The paper presents a new notion of regret called transductive regret that generalizes existing regrets. The key is that the authors allow an arbitrary set of weighted finite-state transducers, which allows flexible design of 'swaps' and generalizes external, internal, swap, and conditional swap regrets. The authors first present an efficient algorithm for swap regret, which makes use of a recent development in power iteration methods called RPM. The computational benefit comes with a mild assumption, but the authors successfully defend it by resorting their algorithm back to the standard one, which allows being 'never slower than prior work'. Next, this core technique is repeatedly applied to enjoy low regret in transductive regret, time-selection transductive regret, and sleeping transductive regret.
Overall, the paper is easy to read.

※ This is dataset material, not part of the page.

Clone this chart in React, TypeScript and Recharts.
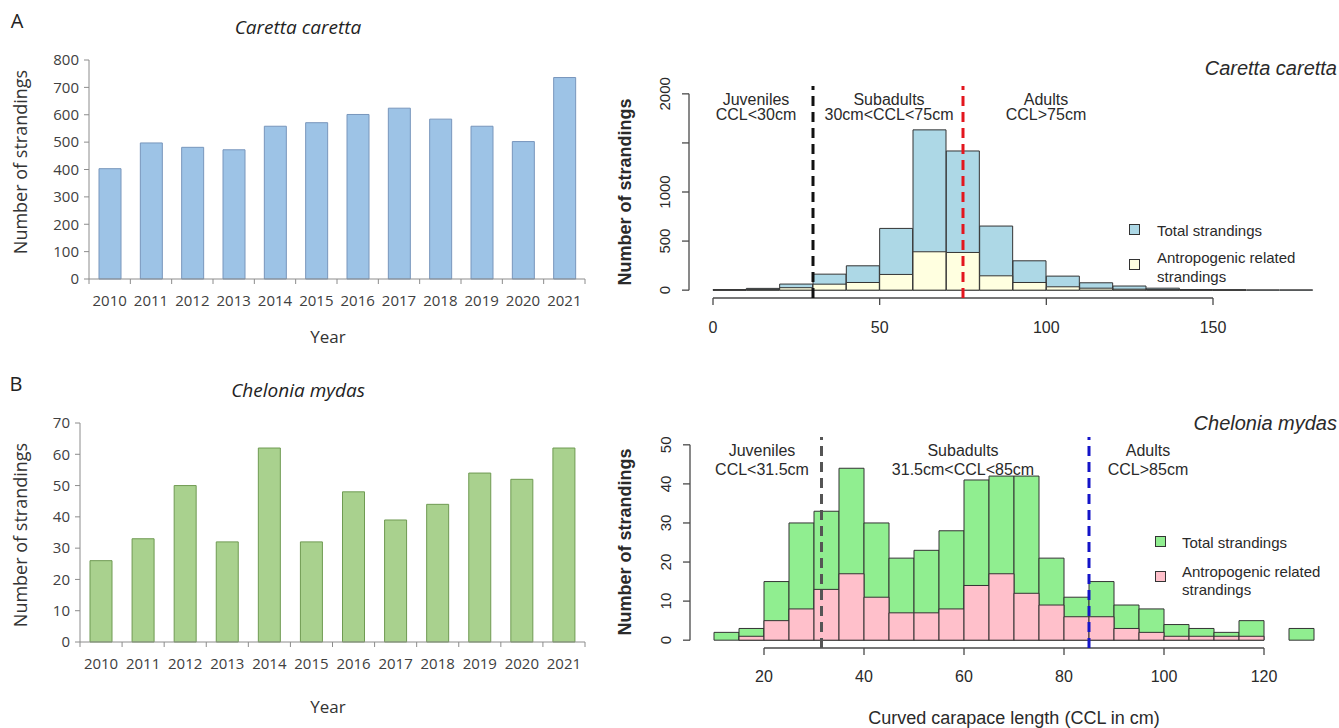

The paper sets up a powerful generalization of existing regrets and present algorithms that are efficient, which I believe provides enough novelty.
On the other hand, the computational benefit is only 'fast when it can' and I am not sure how much benefit one gets in practice. I would love to see at least in a toy experiments what kind of alpha values one can expect.
Details:
* I hope to see some motivations for moving beyond the popular external regret. I know this topic has been studied for a while, but still not intuitive and needs some work to broaden the audience. At least, the authors could refer to a few papers that discuss the benefits and applications of these swap-based regrets.
* L126: what is \Sigma^*?
* L120: the acronym WFST is not defined. could just put the definition and save reader's time.
* L256: "arbitrary losses" -> in what sense? beyond linear loss function?